= Problem statement =
Begin with the first line of the material and copy each line word for word through the line that contains "(felles) at (304,108)"; the pictures are left out.

********

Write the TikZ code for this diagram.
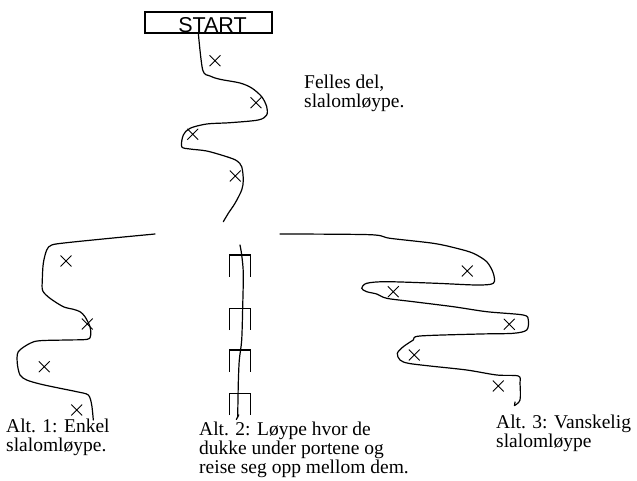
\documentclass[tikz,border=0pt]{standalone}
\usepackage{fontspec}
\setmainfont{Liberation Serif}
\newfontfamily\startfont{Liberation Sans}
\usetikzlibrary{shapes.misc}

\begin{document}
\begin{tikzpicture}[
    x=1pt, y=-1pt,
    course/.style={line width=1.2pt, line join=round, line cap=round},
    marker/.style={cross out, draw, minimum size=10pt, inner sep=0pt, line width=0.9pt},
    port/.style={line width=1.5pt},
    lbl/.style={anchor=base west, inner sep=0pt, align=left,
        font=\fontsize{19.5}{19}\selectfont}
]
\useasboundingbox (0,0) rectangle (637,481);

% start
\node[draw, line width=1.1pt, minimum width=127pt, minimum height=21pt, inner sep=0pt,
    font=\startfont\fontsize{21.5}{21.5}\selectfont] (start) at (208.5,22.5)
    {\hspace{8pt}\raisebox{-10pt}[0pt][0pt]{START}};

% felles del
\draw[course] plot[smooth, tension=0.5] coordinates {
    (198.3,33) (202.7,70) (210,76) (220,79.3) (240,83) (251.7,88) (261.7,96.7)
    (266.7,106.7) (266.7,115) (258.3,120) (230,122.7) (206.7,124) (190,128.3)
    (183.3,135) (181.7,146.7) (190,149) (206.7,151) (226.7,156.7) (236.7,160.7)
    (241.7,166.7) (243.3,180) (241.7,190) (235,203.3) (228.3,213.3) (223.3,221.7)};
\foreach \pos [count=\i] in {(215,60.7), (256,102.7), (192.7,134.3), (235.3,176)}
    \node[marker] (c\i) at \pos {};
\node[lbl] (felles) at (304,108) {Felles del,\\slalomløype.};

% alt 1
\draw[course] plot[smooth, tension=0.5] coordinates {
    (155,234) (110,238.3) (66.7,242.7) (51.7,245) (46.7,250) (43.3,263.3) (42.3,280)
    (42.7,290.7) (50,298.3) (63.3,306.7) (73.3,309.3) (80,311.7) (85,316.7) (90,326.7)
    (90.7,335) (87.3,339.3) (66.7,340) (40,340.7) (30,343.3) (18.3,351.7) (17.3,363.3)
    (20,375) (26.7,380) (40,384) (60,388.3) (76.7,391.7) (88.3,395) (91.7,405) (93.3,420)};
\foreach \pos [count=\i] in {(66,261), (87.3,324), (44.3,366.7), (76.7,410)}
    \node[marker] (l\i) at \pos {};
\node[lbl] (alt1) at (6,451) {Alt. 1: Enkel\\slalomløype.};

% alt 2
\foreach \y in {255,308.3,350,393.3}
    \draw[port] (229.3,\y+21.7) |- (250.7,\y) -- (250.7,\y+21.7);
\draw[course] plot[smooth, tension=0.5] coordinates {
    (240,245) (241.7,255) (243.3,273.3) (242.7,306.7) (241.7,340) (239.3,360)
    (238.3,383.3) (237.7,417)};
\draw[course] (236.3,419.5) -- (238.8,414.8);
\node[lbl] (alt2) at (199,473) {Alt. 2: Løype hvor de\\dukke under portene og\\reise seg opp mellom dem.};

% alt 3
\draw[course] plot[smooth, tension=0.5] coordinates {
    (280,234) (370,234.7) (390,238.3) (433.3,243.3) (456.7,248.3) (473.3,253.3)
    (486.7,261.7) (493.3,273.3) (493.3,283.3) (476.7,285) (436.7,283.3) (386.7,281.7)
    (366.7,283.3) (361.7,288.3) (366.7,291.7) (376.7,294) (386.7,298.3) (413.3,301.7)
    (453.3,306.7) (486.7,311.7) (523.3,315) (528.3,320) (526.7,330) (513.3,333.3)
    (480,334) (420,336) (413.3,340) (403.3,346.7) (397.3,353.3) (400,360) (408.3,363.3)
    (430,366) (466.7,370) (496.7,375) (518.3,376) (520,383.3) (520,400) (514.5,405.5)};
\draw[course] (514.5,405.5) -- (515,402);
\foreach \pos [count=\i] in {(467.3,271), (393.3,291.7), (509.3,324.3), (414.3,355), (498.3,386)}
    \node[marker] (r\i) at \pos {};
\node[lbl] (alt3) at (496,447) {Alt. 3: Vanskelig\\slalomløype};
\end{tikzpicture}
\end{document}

********

= Solution to this problem =
Write the TikZ code for this diagram.
\documentclass[tikz,border=0pt]{standalone}
\usepackage{fontspec}
\setmainfont{Liberation Serif}
\newfontfamily\startfont{Liberation Sans}
\usetikzlibrary{shapes.misc}

\begin{document}
\begin{tikzpicture}[
    x=1pt, y=-1pt,
    course/.style={line width=1.2pt, line join=round, line cap=round},
    marker/.style={cross out, draw, minimum size=10pt, inner sep=0pt, line width=0.9pt},
    port/.style={line width=1.5pt},
    lbl/.style={anchor=base west, inner sep=0pt, align=left,
        font=\fontsize{19.5}{19}\selectfont}
]
\useasboundingbox (0,0) rectangle (637,481);

% start
\node[draw, line width=1.1pt, minimum width=127pt, minimum height=21pt, inner sep=0pt,
    font=\startfont\fontsize{21.5}{21.5}\selectfont] (start) at (208.5,22.5)
    {\hspace{8pt}\raisebox{-10pt}[0pt][0pt]{START}};

% felles del
\draw[course] plot[smooth, tension=0.5] coordinates {
    (198.3,33) (202.7,70) (210,76) (220,79.3) (240,83) (251.7,88) (261.7,96.7)
    (266.7,106.7) (266.7,115) (258.3,120) (230,122.7) (206.7,124) (190,128.3)
    (183.3,135) (181.7,146.7) (190,149) (206.7,151) (226.7,156.7) (236.7,160.7)
    (241.7,166.7) (243.3,180) (241.7,190) (235,203.3) (228.3,213.3) (223.3,221.7)};
\foreach \pos [count=\i] in {(215,60.7), (256,102.7), (192.7,134.3), (235.3,176)}
    \node[marker] (c\i) at \pos {};
\node[lbl] (felles) at (304,108) {Felles del,\\slalomløype.};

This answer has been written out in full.